>> START

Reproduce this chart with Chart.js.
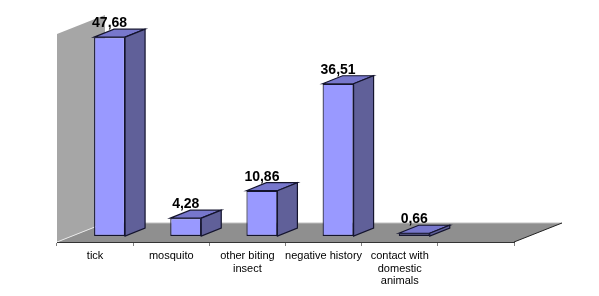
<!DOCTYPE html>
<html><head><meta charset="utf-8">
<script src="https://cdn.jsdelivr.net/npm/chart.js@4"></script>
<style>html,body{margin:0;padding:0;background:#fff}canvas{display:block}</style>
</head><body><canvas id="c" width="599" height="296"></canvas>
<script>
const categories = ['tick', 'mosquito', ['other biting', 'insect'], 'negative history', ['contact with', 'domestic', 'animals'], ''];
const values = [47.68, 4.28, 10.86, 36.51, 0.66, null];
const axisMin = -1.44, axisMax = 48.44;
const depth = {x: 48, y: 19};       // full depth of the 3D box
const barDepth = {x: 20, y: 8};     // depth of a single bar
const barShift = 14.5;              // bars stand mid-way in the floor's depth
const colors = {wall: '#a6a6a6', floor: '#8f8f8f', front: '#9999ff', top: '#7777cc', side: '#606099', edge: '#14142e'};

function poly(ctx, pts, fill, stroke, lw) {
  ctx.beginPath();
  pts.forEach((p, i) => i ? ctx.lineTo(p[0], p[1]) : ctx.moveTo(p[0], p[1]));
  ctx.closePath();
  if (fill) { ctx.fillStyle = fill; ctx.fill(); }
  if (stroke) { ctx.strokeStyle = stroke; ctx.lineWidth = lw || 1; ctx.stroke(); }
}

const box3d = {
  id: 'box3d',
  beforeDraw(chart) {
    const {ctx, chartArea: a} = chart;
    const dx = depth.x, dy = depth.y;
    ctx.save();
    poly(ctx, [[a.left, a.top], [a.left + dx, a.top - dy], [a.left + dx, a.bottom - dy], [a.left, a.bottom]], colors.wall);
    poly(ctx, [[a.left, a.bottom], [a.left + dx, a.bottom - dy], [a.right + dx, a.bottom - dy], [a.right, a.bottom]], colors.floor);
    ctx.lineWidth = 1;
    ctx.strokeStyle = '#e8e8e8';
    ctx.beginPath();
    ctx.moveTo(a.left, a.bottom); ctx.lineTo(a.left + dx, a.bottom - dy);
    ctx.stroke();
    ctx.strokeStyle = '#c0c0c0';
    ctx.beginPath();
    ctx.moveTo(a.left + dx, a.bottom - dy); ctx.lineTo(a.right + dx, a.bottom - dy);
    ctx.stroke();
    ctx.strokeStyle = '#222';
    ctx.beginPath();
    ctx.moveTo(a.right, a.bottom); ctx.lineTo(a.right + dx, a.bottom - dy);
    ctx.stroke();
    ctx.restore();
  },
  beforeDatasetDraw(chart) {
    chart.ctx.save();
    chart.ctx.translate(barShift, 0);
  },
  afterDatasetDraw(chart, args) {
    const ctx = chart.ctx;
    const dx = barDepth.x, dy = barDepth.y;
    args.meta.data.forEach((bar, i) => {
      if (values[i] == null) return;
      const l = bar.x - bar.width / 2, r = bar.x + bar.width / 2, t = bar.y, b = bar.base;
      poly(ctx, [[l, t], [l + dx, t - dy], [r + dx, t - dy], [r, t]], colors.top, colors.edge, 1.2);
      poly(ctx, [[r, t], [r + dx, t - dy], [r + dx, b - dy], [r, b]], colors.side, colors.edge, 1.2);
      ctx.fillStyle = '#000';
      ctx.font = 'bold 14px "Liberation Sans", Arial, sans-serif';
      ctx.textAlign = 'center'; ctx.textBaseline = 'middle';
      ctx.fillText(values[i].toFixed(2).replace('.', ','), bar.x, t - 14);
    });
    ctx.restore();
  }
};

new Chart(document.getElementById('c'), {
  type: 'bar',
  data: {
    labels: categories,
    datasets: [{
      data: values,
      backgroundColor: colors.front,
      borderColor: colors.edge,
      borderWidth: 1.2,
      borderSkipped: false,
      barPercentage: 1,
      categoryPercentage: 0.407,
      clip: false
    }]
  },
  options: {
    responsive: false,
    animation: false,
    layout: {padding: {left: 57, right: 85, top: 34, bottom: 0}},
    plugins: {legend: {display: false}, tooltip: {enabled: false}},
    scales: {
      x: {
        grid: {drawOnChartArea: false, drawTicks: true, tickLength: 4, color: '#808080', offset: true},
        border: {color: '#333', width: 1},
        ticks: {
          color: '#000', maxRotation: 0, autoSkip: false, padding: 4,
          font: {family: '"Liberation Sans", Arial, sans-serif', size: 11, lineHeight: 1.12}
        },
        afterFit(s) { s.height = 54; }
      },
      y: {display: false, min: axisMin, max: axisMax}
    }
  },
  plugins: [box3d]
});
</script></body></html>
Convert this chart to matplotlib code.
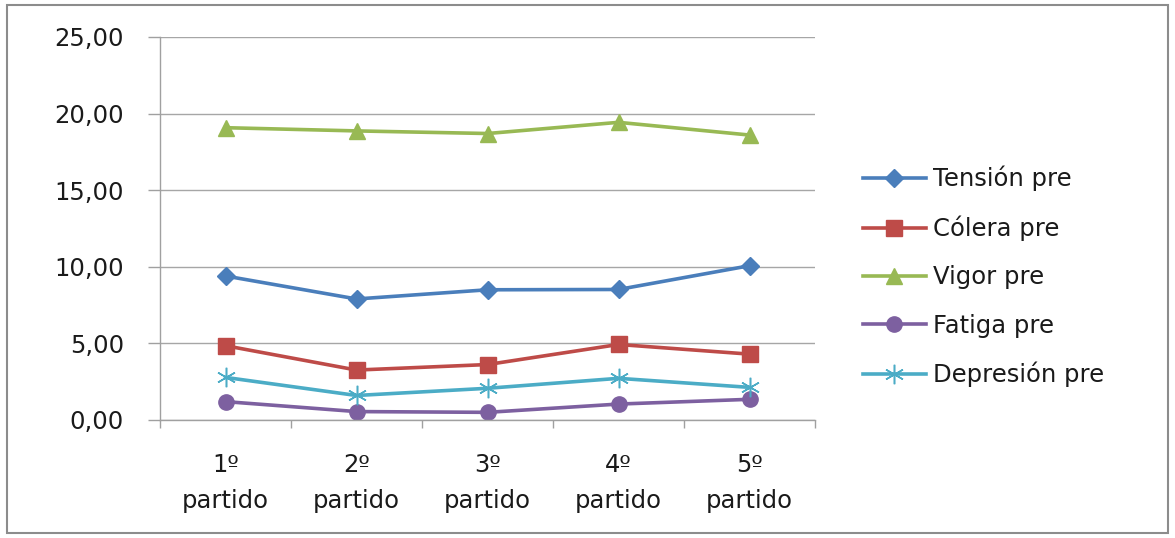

>> END

Challenge: The records above are to be reproduced exactly; the pictures are to be left out.

Answer for this exercise:
Reproduce this chart with Chart.js.
<!DOCTYPE html>
<html><head><meta charset="utf-8">
<script src="https://cdn.jsdelivr.net/npm/chart.js@4"></script>
<style>html,body{margin:0;padding:0;background:#fff}canvas{display:block}</style>
</head><body><canvas id="c" width="599" height="296"></canvas>
<script>
const categories = ['tick', 'mosquito', ['other biting', 'insect'], 'negative history', ['contact with', 'domestic', 'animals'], ''];
const values = [47.68, 4.28, 10.86, 36.51, 0.66, null];
const axisMin = -1.44, axisMax = 48.44;
const depth = {x: 48, y: 19};       // full depth of the 3D box
const barDepth = {x: 20, y: 8};     // depth of a single bar
const barShift = 14.5;              // bars stand mid-way in the floor's depth
const colors = {wall: '#a6a6a6', floor: '#8f8f8f', front: '#9999ff', top: '#7777cc', side: '#606099', edge: '#14142e'};

function poly(ctx, pts, fill, stroke, lw) {
  ctx.beginPath();
  pts.forEach((p, i) => i ? ctx.lineTo(p[0], p[1]) : ctx.moveTo(p[0], p[1]));
  ctx.closePath();
  if (fill) { ctx.fillStyle = fill; ctx.fill(); }
  if (stroke) { ctx.strokeStyle = stroke; ctx.lineWidth = lw || 1; ctx.stroke(); }
}

const box3d = {
  id: 'box3d',
  beforeDraw(chart) {
    const {ctx, chartArea: a} = chart;
    const dx = depth.x, dy = depth.y;
    ctx.save();
    poly(ctx, [[a.left, a.top], [a.left + dx, a.top - dy], [a.left + dx, a.bottom - dy], [a.left, a.bottom]], colors.wall);
    poly(ctx, [[a.left, a.bottom], [a.left + dx, a.bottom - dy], [a.right + dx, a.bottom - dy], [a.right, a.bottom]], colors.floor);
    ctx.lineWidth = 1;
    ctx.strokeStyle = '#e8e8e8';
    ctx.beginPath();
    ctx.moveTo(a.left, a.bottom); ctx.lineTo(a.left + dx, a.bottom - dy);
    ctx.stroke();
    ctx.strokeStyle = '#c0c0c0';
    ctx.beginPath();
    ctx.moveTo(a.left + dx, a.bottom - dy); ctx.lineTo(a.right + dx, a.bottom - dy);
    ctx.stroke();
    ctx.strokeStyle = '#222';
    ctx.beginPath();
    ctx.moveTo(a.right, a.bottom); ctx.lineTo(a.right + dx, a.bottom - dy);
    ctx.stroke();
    ctx.restore();
  },
  beforeDatasetDraw(chart) {
    chart.ctx.save();
    chart.ctx.translate(barShift, 0);
  },
  afterDatasetDraw(chart, args) {
    const ctx = chart.ctx;
    const dx = barDepth.x, dy = barDepth.y;
    args.meta.data.forEach((bar, i) => {
      if (values[i] == null) return;
      const l = bar.x - bar.width / 2, r = bar.x + bar.width / 2, t = bar.y, b = bar.base;
      poly(ctx, [[l, t], [l + dx, t - dy], [r + dx, t - dy], [r, t]], colors.top, colors.edge, 1.2);
      poly(ctx, [[r, t], [r + dx, t - dy], [r + dx, b - dy], [r, b]], colors.side, colors.edge, 1.2);
      ctx.fillStyle = '#000';
      ctx.font = 'bold 14px "Liberation Sans", Arial, sans-serif';
      ctx.textAlign = 'center'; ctx.textBaseline = 'middle';
      ctx.fillText(values[i].toFixed(2).replace('.', ','), bar.x, t - 14);
    });
    ctx.restore();
  }
};

new Chart(document.getElementById('c'), {
  type: 'bar',
  data: {
    labels: categories,
    datasets: [{
      data: values,
      backgroundColor: colors.front,
      borderColor: colors.edge,
      borderWidth: 1.2,
      borderSkipped: false,
      barPercentage: 1,
      categoryPercentage: 0.407,
      clip: false
    }]
  },
  options: {
    responsive: false,
    animation: false,
    layout: {padding: {left: 57, right: 85, top: 34, bottom: 0}},
    plugins: {legend: {display: false}, tooltip: {enabled: false}},
    scales: {
      x: {
        grid: {drawOnChartArea: false, drawTicks: true, tickLength: 4, color: '#808080', offset: true},
        border: {color: '#333', width: 1},
        ticks: {
          color: '#000', maxRotation: 0, autoSkip: false, padding: 4,
          font: {family: '"Liberation Sans", Arial, sans-serif', size: 11, lineHeight: 1.12}
        },
        afterFit(s) { s.height = 54; }
      },
      y: {display: false, min: axisMin, max: axisMax}
    }
  },
  plugins: [box3d]
});
</script></body></html>
Convert this chart to matplotlib code.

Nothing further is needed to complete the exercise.